Vickie Traynum, director of the Mooresville Soup Kitchen, starts each day with an energetic “Good morning everyone,” as the doors open at 7 a.m. and breakfast is served 8-9 a.m. Monday through Friday every week.
Traynum was wearing miniature bow earrings and an elf hat as she greeted guests July 22 during the kitchen’s monthlong Christmas in July celebration.
There are no restrictions or requirements for the guests that the kitchen serves. “Because we don’t receive government funding, it creates a family atmosphere,” said Traynum. “People take care of each other and carry each other’s burdens. We do consider ourselves family. We’re not an agency, we are a family,” she said.
Founded in 1987, with the goal of providing nourishing meals, fellowship and encouragement for those in need, the kitchen moved to its current location – 275 S. Broad St. – in 2008. The kitchen serves 200 meals a day, with lunch being served weekdays 11 a.m.-noon.
LaMarcus Evans was eating a hot lunch with his mother, Melissa Byrd, and nephew Emmanuel Boyce, 3, before taking part in the celebration. “This place has been a great help to me,” said Evans. “I lost a lot of weight and was always hungry before I started coming here. I eat breakfast and lunch here every day, and I have gained my weight back,” he said.
The kitchen also helps their guests connect with other services that they may need from the community. The shelter helped Evans get in touch with Fifth Street Ministries, which helped him secure housing by supplying the first month’s rent and the electricity deposit.
“I don’t know what I’d do without this place,” said Evans.
After their meal, each guest was treated to their choice of two household items for gifts as part of the Christmas in July festivities. Each person was given a bouquet of flowers, if they wanted one, as well as bread and canned goods to take home.
“We do this all year-round to keep the energy going,” said Traynum. The food items to take home vary depending on what has been donated that week or even that day. On July 22, a truck from Second Harvest Food Bank of Metrolina pulled up beside the building with $5,000 worth of food that was provided by a grant from Costco.
Second Harvest allowed the Soup Kitchen to pick out the items that were most needed to fill the six pallets delivered that Tuesday. Traynum said that the kitchen is funded by area churches, corporate partners and individual contributions.
About 30 volunteer cook teams are available to prepare the breakfasts and hot lunches served daily at the kitchen, but Traynum said she could use more volunteers for the afternoon cook teams from 1-4 p.m. Monday-Wednesday.

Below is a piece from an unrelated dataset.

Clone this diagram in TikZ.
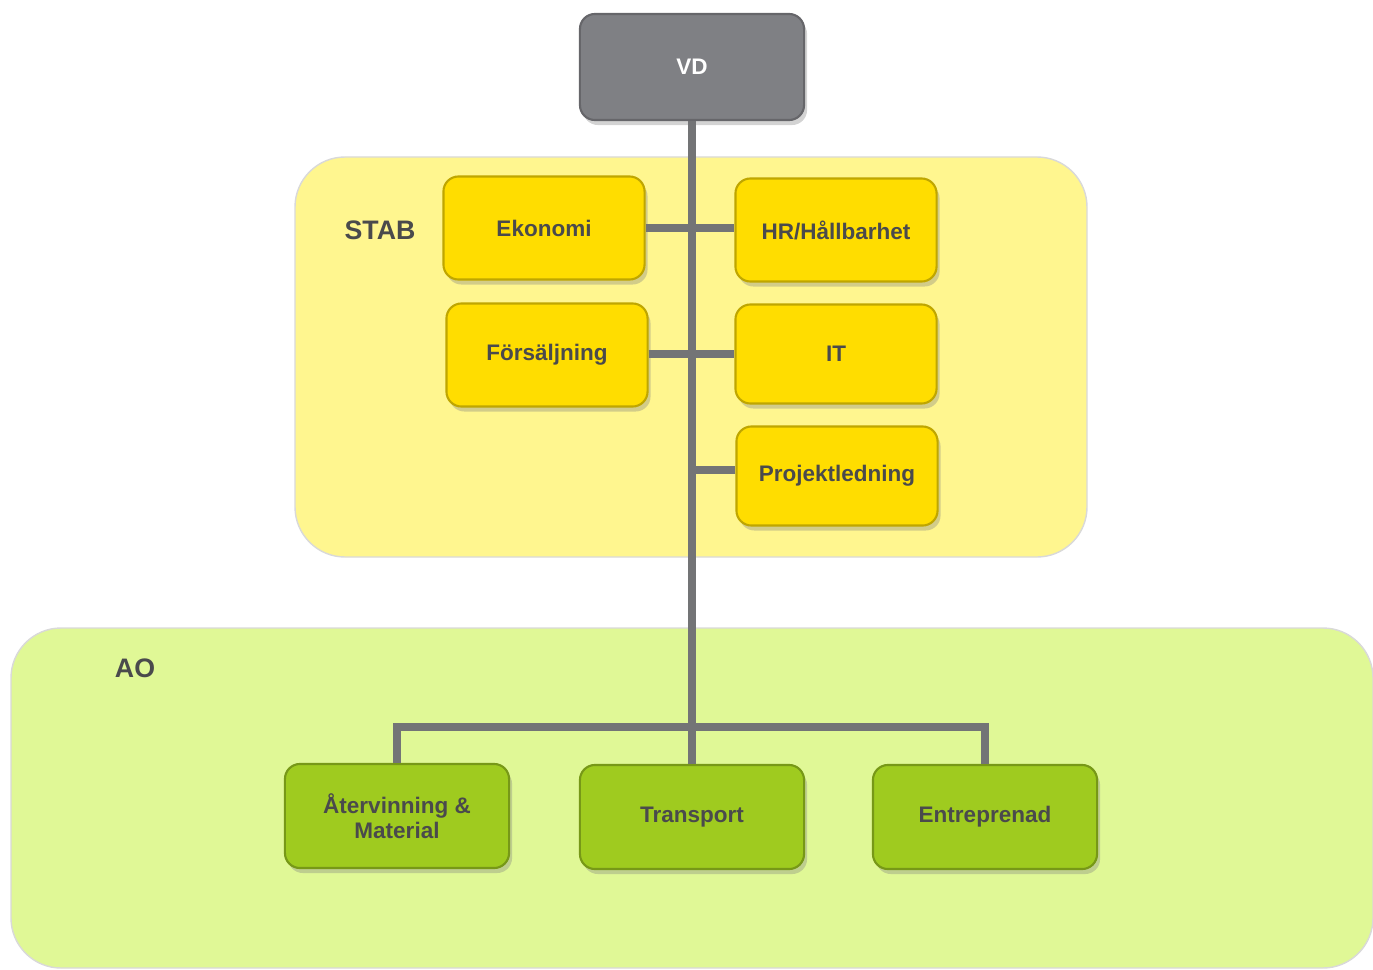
\documentclass[tikz,border=0pt]{standalone}
\usepackage{fontspec}
\setmainfont{Liberation Sans}
\usetikzlibrary{shadows}

\definecolor{stabbg}{HTML}{FFF68F}
\definecolor{aobg}{HTML}{E0F896}
\definecolor{boxgray}{HTML}{7F8084}
\definecolor{boxyellow}{HTML}{FFDD00}
\definecolor{boxgreen}{HTML}{9FCB1F}
\definecolor{linegray}{HTML}{737476}
\definecolor{textgray}{HTML}{4A4A4C}

\tikzset{
    unit/.style={draw, line width=0.6pt, rounded corners=0.15cm, align=center,
        font=\fontsize{6.4}{7.2}\selectfont\bfseries, text=textgray,
        drop shadow={shadow xshift=0.3mm, shadow yshift=-0.5mm, opacity=0.35}},
    stabunit/.style={unit, fill=boxyellow, draw=boxyellow!75!black,
        minimum width=2.01cm, minimum height=1.03cm},
    aounit/.style={unit, fill=boxgreen, draw=boxgreen!75!black,
        minimum width=2.24cm, minimum height=1.04cm},
    link/.style={draw=linegray, line width=2pt},
    grouplabel/.style={font=\fontsize{7.6}{9}\selectfont\bfseries, text=textgray}
}

\begin{document}
\begin{tikzpicture}[x=0.01cm, y=-0.01cm]
    \useasboundingbox (0,0) rectangle (1373,970);

    % STAB area
    \draw[fill=stabbg, draw=black!15, rounded corners=0.5cm] (295,157) rectangle (1087,557);
    \node[grouplabel] (stab) at (380,230) {STAB};

    % AO area
    \draw[fill=aobg, draw=black!15, rounded corners=0.5cm] (11,628) rectangle (1373,968);
    \node[grouplabel] (ao) at (135,668) {AO};

    % VD
    \node[unit, fill=boxgray, draw=boxgray!80!black, text=white,
        minimum width=2.24cm, minimum height=1.06cm] (vd) at (692,67) {VD};

    % Staff units
    \node[stabunit] (ekonomi) at (544,228) {Ekonomi};
    \node[stabunit] (hr) at (836,230) {HR/Hållbarhet};
    \node[stabunit] (forsaljning) at (547,355) {Försäljning};
    \node[stabunit, minimum height=0.99cm] (it) at (836,354) {IT};
    \node[stabunit, minimum height=0.99cm] (projekt) at (837,476) {Projektledning};

    % Business units
    \node[aounit] (atervinning) at (397,816) {Återvinning \&\\Material};
    \node[aounit] (transport) at (692,817) {Transport};
    \node[aounit] (entreprenad) at (985,817) {Entreprenad};

    % Lines
    \coordinate (bus) at (692,727);
    \draw[link] (vd.south) -- (transport.north);
    \draw[link] (ekonomi.east) -- (ekonomi.east -| hr.west);
    \draw[link] (forsaljning.east |- it.west) -- (it.west);
    \draw[link] ([yshift=0.06cm]projekt.west) -- ([yshift=0.06cm]projekt.west -| vd.south);
    \draw[link] (atervinning.north) |- (bus) -| (entreprenad.north);

\end{tikzpicture}
\end{document}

On those days the kitchen, as part of their community feeding program, prepares approximately 1,000 frozen meals a week to be distributed to veterans, elderly and working families in need.
“We are a community kitchen because we are all about the community and very little about soup,” said Traynum, pointing out that they only serve soup on cold days.
“There are too few places in this world where everyone is welcome. We are one of those places, and we celebrate that,” said Traynum. “Hopefully there will come a time when they don’t need to be here and that they are able to move on to the next phase. We want to be able to help them get there,” she said.
Marty Price is a freelance writer: firstname.lastname@example.org.
Mooresville Soup Kitchen
The Soup Kitchen serves hot breakfast 8- 9 a.m. Monday and continental breakfast 8-9:30 a.m. Tuesday through Friday. It serves hot lunches 11 a.m.-noon Monday through Friday. The kitchen's community feeding program provided 39,652 meals since 2013. It receives 126,000 pounds of food per month and provided more than 150,000 meals in 2014.